BANGKOK: The governor of the Bank of Thailand on Monday downplayed risks to the economy from the country’s disputed recent election and asserted the central bank can afford to take a wait-and-see stance on monetary policy.
While any delay in forming a government following the March 24 election, Thailand’s first since a 2014 coup, could affect investor confidence and some investment projects, it would not have much impact on economic policy, Veerathai Santiprabhob told Reuters in an interview.
“When we made the (2019 growth) forecast of 3.8%, we had factored in some effects of the election on the economy,” he said.
The outcome remains uncertain and might not be known until after official results are due, on May 9.
Both the Pheu Thai party, which supports ousted former prime minister Thaksin Shinawatra, and the pro-army Palang Pracharat have claimed enough votes to form a government.
“Regardless of which camp will be able to form a government, we don’t see much impact on the major economic policies going forward,” Veerathai said. “The main parties of the two camps are fully aware of the need for Thailand to upgrade infrastructure, for Thailand to have a new growth engine.”

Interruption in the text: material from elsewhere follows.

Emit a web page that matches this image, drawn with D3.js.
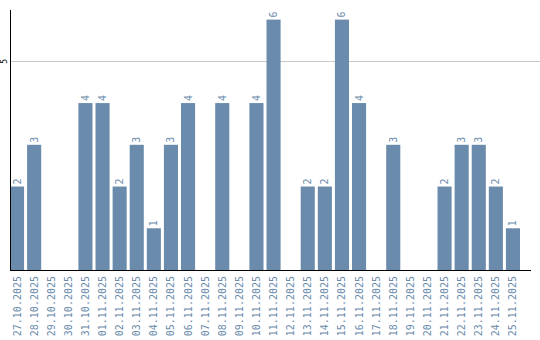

However, he said Thailand faces global risks, citing US-Sino trade tension, Brexit and China’s economic slowdown.
In Asia, rate cut expectations are growing due to slowing global growth and the abrupt end to Federal Reserve policy tightening.
‘No imminent pressure’
But Veerathai said Thailand has no need to follow the policy decisions of other countries, and said the Thai policy rate is low compared with others.
“Monetary policy needs to serve the purpose of each country,” he said. “The central bank can afford to take a pause and review the situation very carefully.”
“We are not subject to imminent pressure to change our policy rate,” Veerathai said, emphasising that he was speaking in general and not about any particular timeframe.
On March 20, the central bank’s monetary policy committee (MPC) voted 7-0 to keep the benchmark interest rate unchanged at 1.75%.
In December, the rate was hiked for the first time in more than seven years, by 25 basis points.
At the last meeting, the BOT cut its 2019 growth forecast for the second time in three months, to 3.8% from 4%.
Analysts said that the move, together with the unanimous vote to hold fire, reduces the chance of further tightening.
But Veerathai said that did not suggest that the central bank “had closed the door to any possible increase in the policy rate”.
Thailand’s US$515 billion economy had its strongest growth in six years in 2018, at 4.1%, but lagged the Philippines’ 6.2%, Indonesia’s 5.17% and Malaysia’s 4.7%.
Veerathai said exports, a key economic driver, should pick up the second half of 2019 if “the agreement between the US and China materialises, as anyone would like to see”.
He also expected that exports of certain products made in production bases relocated to Thailand will increase in the second half.
The governor said capital outflows, at about US$1.8 billion so far this year, are not a worry as Thailand has a strong external position with a hefty current account surplus.
“So these outflows do not pose any systemic risks for the country,” Veerathai said.